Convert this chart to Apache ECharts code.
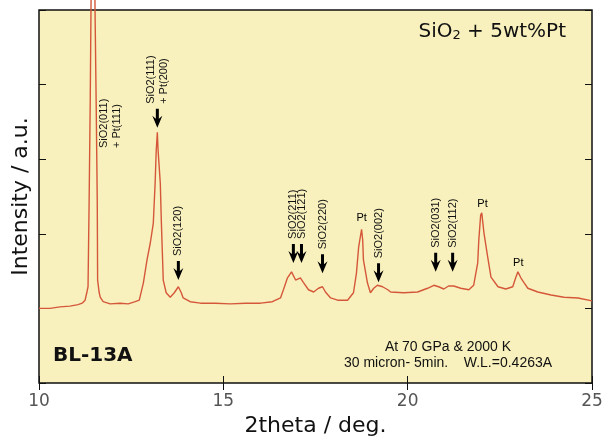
<!DOCTYPE html>
<html>
<head>
<meta charset="utf-8">
<script src="https://cdn.jsdelivr.net/npm/echarts@6/dist/echarts.min.js"></script>
<style>
  html, body { margin: 0; padding: 0; background: #fff; }
  #chart { width: 602px; height: 437px; }
</style>
</head>
<body>
<div id="chart"></div>
<script>
// 2theta (deg) and intensity (a.u.)
var twoTheta = [
  10.00, 10.30, 10.57, 10.84, 11.06, 11.17, 11.25, 11.30, 11.33, 11.36,
  11.39, 11.41, 11.47, 11.52, 11.55, 11.58, 11.59, 11.63, 11.66, 11.74,
  11.93, 12.20, 12.42, 12.61, 12.72, 12.83, 12.93, 13.02, 13.10, 13.15,
  13.18, 13.21, 13.23, 13.29, 13.32, 13.37, 13.45, 13.56, 13.67, 13.78,
  13.86, 13.91, 14.10, 14.38, 14.78, 15.19, 15.60, 16.01, 16.33, 16.55,
  16.63, 16.74, 16.85, 16.96, 17.09, 17.17, 17.31, 17.45, 17.58, 17.69,
  17.77, 17.91, 18.10, 18.37, 18.53, 18.61, 18.67, 18.75, 18.78, 18.80,
  18.91, 18.99, 19.08, 19.18, 19.32, 19.46, 19.54, 19.89, 20.27, 20.54,
  20.71, 20.84, 20.98, 21.11, 21.25, 21.44, 21.66, 21.79, 21.90, 21.93,
  21.98, 22.01, 22.07, 22.17, 22.26, 22.45, 22.66, 22.85, 22.93, 22.99,
  23.07, 23.15, 23.26, 23.53, 23.89, 24.24, 24.62, 25.00
];
var intensity = [
  1.00, 1.00, 1.02, 1.03, 1.05, 1.07, 1.11, 1.22, 1.29, 2.45,
  3.79, 5.00, 8.00, 5.00, 3.79, 2.45, 1.38, 1.22, 1.15, 1.09,
  1.06, 1.07, 1.06, 1.09, 1.11, 1.34, 1.65, 1.88, 2.14, 2.68,
  3.12, 3.36, 3.12, 2.68, 2.14, 1.38, 1.21, 1.15, 1.21, 1.29,
  1.21, 1.14, 1.09, 1.07, 1.07, 1.06, 1.07, 1.07, 1.09, 1.14,
  1.25, 1.41, 1.49, 1.38, 1.41, 1.35, 1.25, 1.22, 1.27, 1.29,
  1.22, 1.14, 1.11, 1.11, 1.21, 1.47, 1.82, 2.06, 1.92, 1.65,
  1.34, 1.21, 1.27, 1.31, 1.29, 1.25, 1.22, 1.21, 1.22, 1.27,
  1.31, 1.29, 1.26, 1.30, 1.30, 1.27, 1.25, 1.31, 1.61, 1.92,
  2.25, 2.28, 2.01, 1.69, 1.42, 1.29, 1.26, 1.29, 1.41, 1.49,
  1.41, 1.35, 1.27, 1.22, 1.18, 1.15, 1.14, 1.10
];

var xTicks = [10, 15, 20, 25];

// peak annotations (arrow tip position, arrow on/off, label)
var annX = [11.93, 13.21, 13.78, 16.90, 17.12, 17.69, 19.21, 20.76, 21.22];
var annTip = [3.15, 3.42, 1.38, 1.61, 1.61, 1.47, 1.35, 1.49, 1.49];
var annArrow = [0, 1, 1, 1, 1, 1, 1, 1, 1];
var annText = [
  'SiO2(011)\n+ Pt(111)', 'SiO2(111)\n+ Pt(200)', 'SiO2(120)',
  'SiO2(211)', 'SiO2(121)', 'SiO2(220)', 'SiO2(002)',
  'SiO2(031)', 'SiO2(112)'
];

// Pt peak labels
var ptX = [18.75, 22.03, 23.00];
var ptY = [2.21, 2.40, 1.61];

var chart = echarts.init(document.getElementById('chart'), null, { renderer: 'canvas' });

var lineData = twoTheta.map(function (x, i) { return [x, intensity[i]]; });
var annData = annX.map(function (x, i) { return [x, annTip[i], annArrow[i], i]; });
var ptData = ptX.map(function (x, i) { return [x, ptY[i]]; });

function renderArrow(params, api) {
  var p = api.coord([api.value(0), api.value(1)]);
  var hasArrow = api.value(2);
  var idx = api.value(3);
  var children = [];
  var len = 0;
  if (hasArrow) {
    len = 19;
    children.push({
      type: 'polygon',
      shape: {
        points: [
          [p[0], p[1]], [p[0] - 5, p[1] - 12], [p[0] - 1.5, p[1] - 9],
          [p[0] - 1.5, p[1] - 19], [p[0] + 1.5, p[1] - 19],
          [p[0] + 1.5, p[1] - 9], [p[0] + 5, p[1] - 12]
        ]
      },
      style: { fill: '#000' }
    });
  }
  children.push({
    type: 'text',
    x: p[0],
    y: p[1] - len - (hasArrow ? 5 : 0),
    rotation: Math.PI / 2,
    style: {
      text: annText[idx],
      fill: '#111',
      font: '11px "Liberation Sans", Arial, sans-serif',
      align: 'left',
      verticalAlign: 'middle',
      lineHeight: 13
    }
  });
  return { type: 'group', children: children };
}

var option = {
  backgroundColor: '#fff',
  animation: false,
  grid: {
    left: 39, right: 10, top: 10, bottom: 54,
    outerBoundsMode: 'none',
    show: true,
    backgroundColor: '#f8f1bd',
    borderColor: '#111',
    borderWidth: 1.5
  },
  xAxis: [{
    type: 'value',
    min: 10, max: 25, interval: 5,
    name: '2theta / deg.',
    nameLocation: 'middle',
    nameGap: 30,
    nameTextStyle: { fontFamily: 'DejaVu Sans', fontSize: 22, color: '#111' },
    axisLine: { show: false },
    axisTick: { inside: true, length: 7, lineStyle: { color: '#111' } },
    splitLine: { show: false },
    axisLabel: {
      fontFamily: 'DejaVu Sans', fontSize: 17, color: '#555', margin: 10,
      formatter: function (v) { return xTicks.indexOf(v) >= 0 ? String(v) : ''; }
    }
  }, {
    type: 'value',
    position: 'top',
    min: 10, max: 25, interval: 5,
    axisLine: { show: false },
    axisTick: { inside: true, length: 7, lineStyle: { color: '#111' } },
    splitLine: { show: false },
    axisLabel: { show: false }
  }],
  yAxis: [{
    type: 'value',
    min: 0, max: 5, interval: 1,
    name: 'Intensity / a.u.',
    nameLocation: 'middle',
    nameGap: 7,
    nameTextStyle: { fontFamily: 'DejaVu Sans', fontSize: 22, color: '#111' },
    axisLine: { show: false },
    axisTick: { inside: true, length: 7, lineStyle: { color: '#111' } },
    splitLine: { show: false },
    axisLabel: { show: false }
  }, {
    type: 'value',
    position: 'right',
    min: 0, max: 5, interval: 1,
    axisLine: { show: false },
    axisTick: { inside: true, length: 7, lineStyle: { color: '#111' } },
    splitLine: { show: false },
    axisLabel: { show: false }
  }],
  series: [{
    type: 'line',
    data: lineData,
    xAxisIndex: 0, yAxisIndex: 0,
    showSymbol: false,
    clip: false,
    lineStyle: { color: '#d5573a', width: 1.4 },
    z: 3
  }, {
    type: 'custom',
    data: annData,
    xAxisIndex: 0, yAxisIndex: 0,
    renderItem: renderArrow,
    z: 4
  }, {
    type: 'scatter',
    data: ptData,
    xAxisIndex: 0, yAxisIndex: 0,
    symbolSize: 0,
    itemStyle: { opacity: 1 },
    label: {
      show: true, position: 'inside', formatter: 'Pt',
      fontFamily: 'Liberation Sans', fontSize: 11, color: '#000',
      textBorderWidth: 0
    },
    z: 4
  }],
  graphic: [{
    type: 'text',
    x: 566, y: 32,
    style: {
      text: 'SiO{sub|2} + 5wt%Pt',
      align: 'right',
      verticalAlign: 'middle',
      font: '20px "DejaVu Sans"',
      fill: '#111',
      rich: {
        sub: { fontSize: 13, fontFamily: 'DejaVu Sans', verticalAlign: 'bottom', fill: '#111' }
      }
    }
  }, {
    type: 'text',
    x: 53, y: 356,
    style: {
      text: 'BL-13A',
      verticalAlign: 'middle',
      font: 'bold 20px "DejaVu Sans"',
      fill: '#111'
    }
  }, {
    type: 'text',
    x: 448, y: 355,
    style: {
      text: 'At 70 GPa & 2000 K\n30 micron- 5min.    W.L.=0.4263A',
      align: 'center',
      verticalAlign: 'middle',
      font: '14px "Liberation Sans"',
      lineHeight: 16,
      fill: '#111'
    }
  }]
};

chart.setOption(option);
</script>
</body>
</html>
---+---
Give again, word for word, every line from the top of the data through the line with "var xTicks = [10, 15, 20, 25];", both ends included, and exclude the pictures.

Convert this chart to Apache ECharts code.
<!DOCTYPE html>
<html>
<head>
<meta charset="utf-8">
<script src="https://cdn.jsdelivr.net/npm/echarts@6/dist/echarts.min.js"></script>
<style>
  html, body { margin: 0; padding: 0; background: #fff; }
  #chart { width: 602px; height: 437px; }
</style>
</head>
<body>
<div id="chart"></div>
<script>
// 2theta (deg) and intensity (a.u.)
var twoTheta = [
  10.00, 10.30, 10.57, 10.84, 11.06, 11.17, 11.25, 11.30, 11.33, 11.36,
  11.39, 11.41, 11.47, 11.52, 11.55, 11.58, 11.59, 11.63, 11.66, 11.74,
  11.93, 12.20, 12.42, 12.61, 12.72, 12.83, 12.93, 13.02, 13.10, 13.15,
  13.18, 13.21, 13.23, 13.29, 13.32, 13.37, 13.45, 13.56, 13.67, 13.78,
  13.86, 13.91, 14.10, 14.38, 14.78, 15.19, 15.60, 16.01, 16.33, 16.55,
  16.63, 16.74, 16.85, 16.96, 17.09, 17.17, 17.31, 17.45, 17.58, 17.69,
  17.77, 17.91, 18.10, 18.37, 18.53, 18.61, 18.67, 18.75, 18.78, 18.80,
  18.91, 18.99, 19.08, 19.18, 19.32, 19.46, 19.54, 19.89, 20.27, 20.54,
  20.71, 20.84, 20.98, 21.11, 21.25, 21.44, 21.66, 21.79, 21.90, 21.93,
  21.98, 22.01, 22.07, 22.17, 22.26, 22.45, 22.66, 22.85, 22.93, 22.99,
  23.07, 23.15, 23.26, 23.53, 23.89, 24.24, 24.62, 25.00
];
var intensity = [
  1.00, 1.00, 1.02, 1.03, 1.05, 1.07, 1.11, 1.22, 1.29, 2.45,
  3.79, 5.00, 8.00, 5.00, 3.79, 2.45, 1.38, 1.22, 1.15, 1.09,
  1.06, 1.07, 1.06, 1.09, 1.11, 1.34, 1.65, 1.88, 2.14, 2.68,
  3.12, 3.36, 3.12, 2.68, 2.14, 1.38, 1.21, 1.15, 1.21, 1.29,
  1.21, 1.14, 1.09, 1.07, 1.07, 1.06, 1.07, 1.07, 1.09, 1.14,
  1.25, 1.41, 1.49, 1.38, 1.41, 1.35, 1.25, 1.22, 1.27, 1.29,
  1.22, 1.14, 1.11, 1.11, 1.21, 1.47, 1.82, 2.06, 1.92, 1.65,
  1.34, 1.21, 1.27, 1.31, 1.29, 1.25, 1.22, 1.21, 1.22, 1.27,
  1.31, 1.29, 1.26, 1.30, 1.30, 1.27, 1.25, 1.31, 1.61, 1.92,
  2.25, 2.28, 2.01, 1.69, 1.42, 1.29, 1.26, 1.29, 1.41, 1.49,
  1.41, 1.35, 1.27, 1.22, 1.18, 1.15, 1.14, 1.10
];

var xTicks = [10, 15, 20, 25];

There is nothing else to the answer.